**SUPPLIED DATA**
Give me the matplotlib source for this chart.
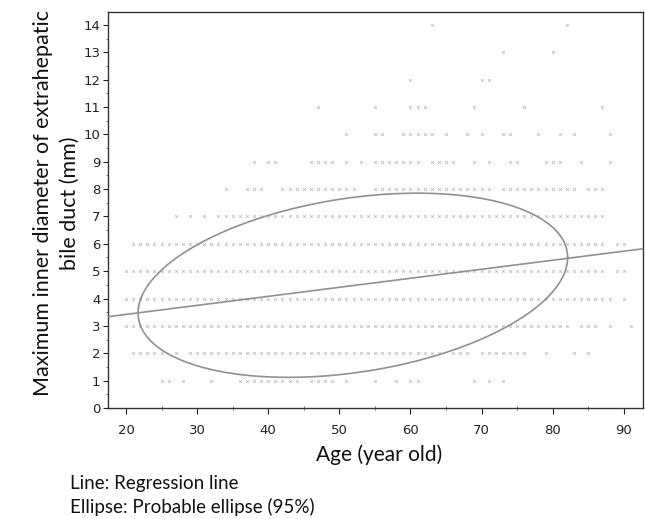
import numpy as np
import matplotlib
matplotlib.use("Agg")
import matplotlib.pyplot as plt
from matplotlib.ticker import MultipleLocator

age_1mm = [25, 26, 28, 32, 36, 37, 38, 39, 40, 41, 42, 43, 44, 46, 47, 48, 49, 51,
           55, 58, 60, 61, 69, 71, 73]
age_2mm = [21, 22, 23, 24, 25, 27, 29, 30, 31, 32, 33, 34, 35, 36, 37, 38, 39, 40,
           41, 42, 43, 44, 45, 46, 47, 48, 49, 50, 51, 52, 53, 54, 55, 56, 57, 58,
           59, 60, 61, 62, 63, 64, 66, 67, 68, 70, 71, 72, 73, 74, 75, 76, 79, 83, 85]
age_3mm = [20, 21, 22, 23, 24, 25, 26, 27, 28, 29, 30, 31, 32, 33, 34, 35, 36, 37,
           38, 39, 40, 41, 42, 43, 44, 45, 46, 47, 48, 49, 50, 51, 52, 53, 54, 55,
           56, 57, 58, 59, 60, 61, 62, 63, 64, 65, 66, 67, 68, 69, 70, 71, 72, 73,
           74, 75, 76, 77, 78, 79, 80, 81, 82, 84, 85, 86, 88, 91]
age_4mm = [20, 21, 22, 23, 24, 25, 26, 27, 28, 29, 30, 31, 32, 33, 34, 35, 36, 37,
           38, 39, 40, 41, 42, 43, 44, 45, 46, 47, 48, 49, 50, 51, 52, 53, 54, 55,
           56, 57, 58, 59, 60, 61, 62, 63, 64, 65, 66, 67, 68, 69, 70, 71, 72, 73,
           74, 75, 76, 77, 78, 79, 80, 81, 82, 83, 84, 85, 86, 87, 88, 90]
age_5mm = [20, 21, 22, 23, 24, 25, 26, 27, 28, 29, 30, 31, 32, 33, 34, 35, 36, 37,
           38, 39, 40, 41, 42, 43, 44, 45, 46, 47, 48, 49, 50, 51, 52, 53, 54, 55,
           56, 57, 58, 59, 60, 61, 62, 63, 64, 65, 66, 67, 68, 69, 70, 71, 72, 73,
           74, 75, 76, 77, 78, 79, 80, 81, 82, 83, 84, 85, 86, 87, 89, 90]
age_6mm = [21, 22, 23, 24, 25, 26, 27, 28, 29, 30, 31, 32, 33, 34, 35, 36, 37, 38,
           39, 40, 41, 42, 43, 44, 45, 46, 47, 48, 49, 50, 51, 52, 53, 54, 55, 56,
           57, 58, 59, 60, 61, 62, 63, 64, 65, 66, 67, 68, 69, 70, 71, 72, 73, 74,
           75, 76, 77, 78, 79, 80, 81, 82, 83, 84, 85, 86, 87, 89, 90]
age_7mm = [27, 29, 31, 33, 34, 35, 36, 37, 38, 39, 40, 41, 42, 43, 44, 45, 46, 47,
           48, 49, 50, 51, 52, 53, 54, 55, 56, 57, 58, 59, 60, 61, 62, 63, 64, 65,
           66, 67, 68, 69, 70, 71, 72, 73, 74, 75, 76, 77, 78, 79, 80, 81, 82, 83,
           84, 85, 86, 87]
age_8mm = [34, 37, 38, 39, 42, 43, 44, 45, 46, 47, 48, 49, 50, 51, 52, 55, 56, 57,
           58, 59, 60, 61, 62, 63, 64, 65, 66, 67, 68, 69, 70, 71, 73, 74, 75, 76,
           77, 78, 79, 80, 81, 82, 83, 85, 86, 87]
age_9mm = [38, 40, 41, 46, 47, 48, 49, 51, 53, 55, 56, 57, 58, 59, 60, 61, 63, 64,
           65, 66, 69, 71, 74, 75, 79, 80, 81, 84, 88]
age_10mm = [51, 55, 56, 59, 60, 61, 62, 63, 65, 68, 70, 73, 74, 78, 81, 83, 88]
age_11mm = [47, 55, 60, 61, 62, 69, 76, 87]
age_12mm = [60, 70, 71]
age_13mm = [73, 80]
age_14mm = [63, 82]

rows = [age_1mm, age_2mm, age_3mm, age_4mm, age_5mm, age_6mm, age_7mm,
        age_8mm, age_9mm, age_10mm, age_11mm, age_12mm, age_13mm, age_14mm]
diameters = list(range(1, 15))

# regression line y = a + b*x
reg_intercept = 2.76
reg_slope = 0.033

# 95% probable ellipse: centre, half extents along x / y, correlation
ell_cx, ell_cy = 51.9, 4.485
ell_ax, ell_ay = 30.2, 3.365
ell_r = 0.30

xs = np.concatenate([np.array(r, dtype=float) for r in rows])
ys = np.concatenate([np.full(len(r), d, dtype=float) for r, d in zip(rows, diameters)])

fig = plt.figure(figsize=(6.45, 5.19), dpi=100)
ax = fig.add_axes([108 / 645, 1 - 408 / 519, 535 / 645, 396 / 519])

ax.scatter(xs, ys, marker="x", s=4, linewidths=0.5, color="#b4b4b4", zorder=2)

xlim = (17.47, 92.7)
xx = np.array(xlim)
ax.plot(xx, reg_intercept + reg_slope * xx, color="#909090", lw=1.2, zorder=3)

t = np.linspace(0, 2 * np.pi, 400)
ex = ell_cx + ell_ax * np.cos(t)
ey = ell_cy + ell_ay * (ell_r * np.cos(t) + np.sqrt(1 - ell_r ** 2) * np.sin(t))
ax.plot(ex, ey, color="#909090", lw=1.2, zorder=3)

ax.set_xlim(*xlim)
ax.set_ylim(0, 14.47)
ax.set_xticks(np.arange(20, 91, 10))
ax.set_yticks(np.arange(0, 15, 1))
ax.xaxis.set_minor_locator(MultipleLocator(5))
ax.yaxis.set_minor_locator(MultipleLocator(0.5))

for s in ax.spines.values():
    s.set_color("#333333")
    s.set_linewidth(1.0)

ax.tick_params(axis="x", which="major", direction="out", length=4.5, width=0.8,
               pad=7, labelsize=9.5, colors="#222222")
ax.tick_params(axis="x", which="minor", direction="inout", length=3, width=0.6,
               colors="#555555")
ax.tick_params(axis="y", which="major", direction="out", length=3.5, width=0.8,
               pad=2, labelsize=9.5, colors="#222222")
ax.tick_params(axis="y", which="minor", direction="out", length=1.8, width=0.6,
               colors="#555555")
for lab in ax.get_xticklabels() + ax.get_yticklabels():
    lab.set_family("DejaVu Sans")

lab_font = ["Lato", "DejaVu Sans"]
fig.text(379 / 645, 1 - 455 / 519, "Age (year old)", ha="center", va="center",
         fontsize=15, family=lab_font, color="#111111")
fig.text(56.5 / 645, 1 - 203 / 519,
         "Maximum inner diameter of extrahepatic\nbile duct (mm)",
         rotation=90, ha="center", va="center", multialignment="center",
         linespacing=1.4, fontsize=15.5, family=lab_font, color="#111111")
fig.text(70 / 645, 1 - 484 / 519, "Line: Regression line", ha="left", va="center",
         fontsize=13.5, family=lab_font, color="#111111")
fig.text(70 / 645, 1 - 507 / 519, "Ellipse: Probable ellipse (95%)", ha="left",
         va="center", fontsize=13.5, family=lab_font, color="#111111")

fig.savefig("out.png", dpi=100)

**WHAT TO WORK ON**
Pull out every line in the material above where "matplotlib" occurs.

**ANSWER TO THE PROBLEM**
Give me the matplotlib source for this chart.
import matplotlib
matplotlib.use("Agg")
import matplotlib.pyplot as plt
from matplotlib.ticker import MultipleLocator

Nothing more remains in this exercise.